— WHAT THE TASK REQUIRES —
Pick every line with "drawn" from the material below.

(Entries with chart source code)
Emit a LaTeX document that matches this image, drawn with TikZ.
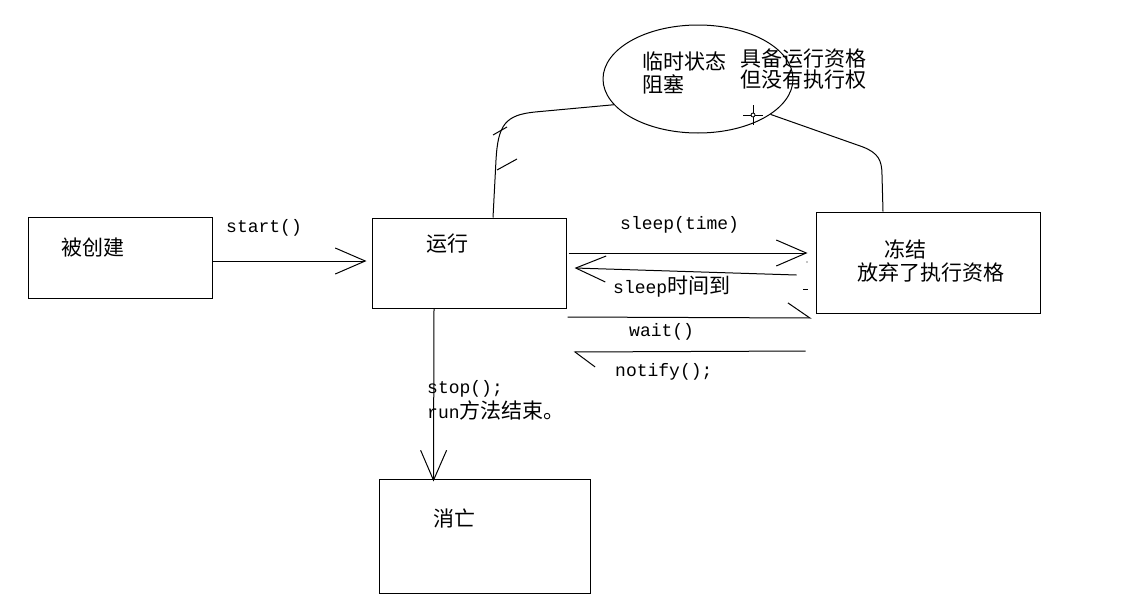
\documentclass[tikz,border=0pt]{standalone}
\usepackage{fontspec}
\setmonofont{Liberation Mono}
\newfontfamily\cjk{Noto Sans CJK SC}
\usetikzlibrary{arrows.meta,shapes.geometric,calc}
\newcommand{\zh}[1]{{\cjk\fontsize{21}{24}\selectfont #1}}
\newcommand{\mn}[1]{{\ttfamily\fontsize{18}{21}\selectfont #1}}
\begin{document}
\begin{tikzpicture}[x=1pt,y=-1pt,
  ln/.style={line width=1pt},
  box/.style={draw, line width=1pt, rectangle, inner sep=0pt},
  lbl/.style={anchor=west, inner sep=0pt, font=\ttfamily\fontsize{18}{21}\selectfont},
  vee/.style={ln, -{Straight Barb[length=30pt,width=26pt,line width=1pt]}},
  harp/.style={ln, -{Straight Barb[length=#1,width=30pt,harpoon,line width=1pt]}}
]
\useasboundingbox (0,0) rectangle (1126,613);
\fill[white] (0,0) rectangle (1126,613);

% boxes
\node[box, minimum width=184pt, minimum height=81pt] (cb) at (120,257.5) {};
\node[box, minimum width=194pt, minimum height=90pt] (yx) at (469,263) {};
\node[box, minimum width=224pt, minimum height=101pt] (dj) at (928,262.5) {};
\node[box, minimum width=211pt, minimum height=114pt] (xw) at (484.5,536) {};
\node[draw, ellipse, line width=1pt, inner sep=0pt, minimum width=190pt, minimum height=108pt] (ell) at (698,79) {};

% box texts
\node[lbl] (tcb) at (61,248) {\zh{被创建}};
\node[lbl] (tyx) at (426,244) {\zh{运行}};
\node[lbl] (tdj1) at (884,249) {\zh{冻结}};
\node[lbl] (tdj2) at (857,272) {\zh{放弃了执行资格}};
\node[lbl] (txw) at (433,519) {\zh{消亡}};
\node[lbl] (te1) at (642,61) {\zh{临时状态}};
\node[lbl] (te2) at (642,84) {\zh{阻塞}};
\node[lbl] (te3) at (740,59) {\zh{具备运行资格}};
\node[lbl] (te4) at (740,80) {\zh{但没有执行权}};

% connector labels
\node[lbl] (lstart) at (226,228) {start()};
\node[lbl] (lsleep) at (620,225) {sleep(time)};
\node[lbl] (lwake) at (613,287) {sleep\zh{时间到}};
\node[lbl] (lwait) at (629,332) {wait()};
\node[lbl] (lnotify) at (615,372) {notify();};
\node[lbl] (lstop1) at (427,389) {stop();};
\node[lbl] (lstop2) at (427,410) {run\zh{方法结束。}};

% connectors
\draw[vee] (cb.east |- 0,261) -- ([xshift=-5pt]yx.west |- 0,261);
\draw[vee] ([xshift=2pt]yx.east |- 0,253) -- ([xshift=-8pt]dj.west |- 0,253);
\draw[vee] ([xshift=-19pt]dj.west |- 0,275) -- ([xshift=8pt]yx.east |- 0,268);
\draw[harp=22pt] ([xshift=1pt]yx.east |- 0,317) -- ([xshift=-4pt]dj.west |- 0,318);
\draw[harp=20pt] ([xshift=-10pt]dj.west |- 0,351) -- ([xshift=7pt]yx.east |- 0,352);
\draw[vee] ([xshift=-35pt]yx.south) -- ([xshift=-51pt,yshift=-3pt]xw.north);

% curves to the ellipse
\draw[ln] ([xshift=24pt]yx.north) -- (496,160) .. controls (498,125) and (505,115) .. (535,112) -- (ell.197);
\draw[ln] (ell.334) -- (863,147) .. controls (878,153) and (882,160) .. (882,175) -- ([xshift=-45pt]dj.north);

% stray marks
\draw[ln] (493,135) -- (507,127);
\draw[ln] (497,170) -- (517,159);
\draw[ln] (803,289) -- (808,289);
\fill (807,262) circle (0.7pt);
% cursor
\draw[line width=0.8pt] (743,115) -- (763,115) (753,105) -- (753,125);
\draw[line width=0.8pt, fill=white] (753,115) circle (2pt);
\end{tikzpicture}
\end{document}
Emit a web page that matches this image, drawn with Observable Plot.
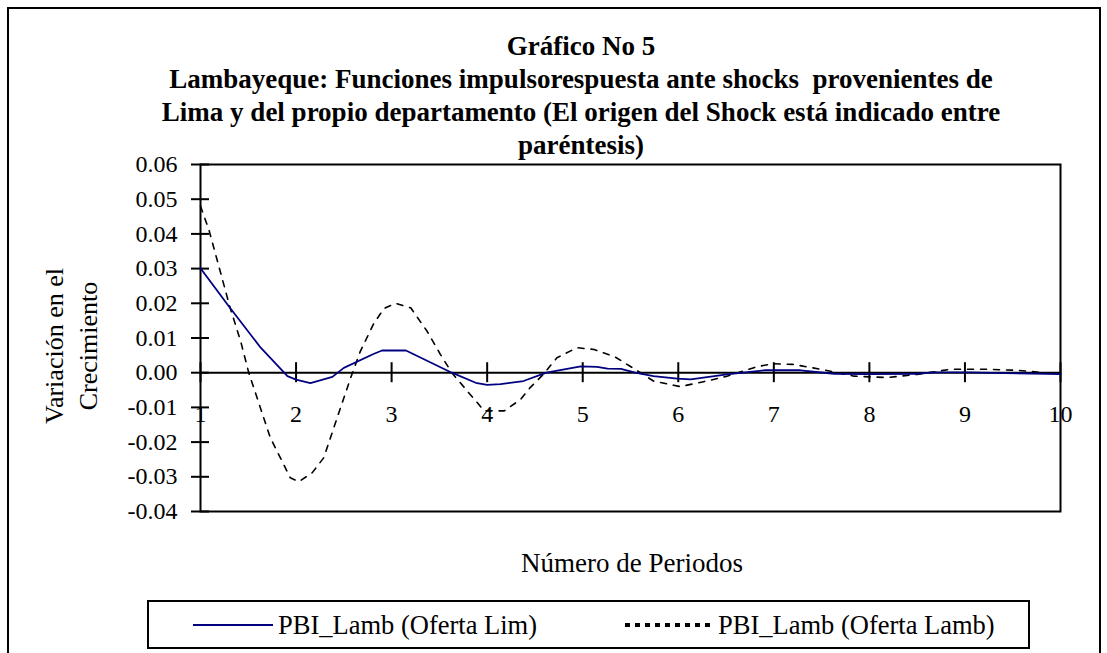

— RESPONSE —
Emit a LaTeX document that matches this image, drawn with TikZ.
Emit a web page that matches this image, drawn with Observable Plot.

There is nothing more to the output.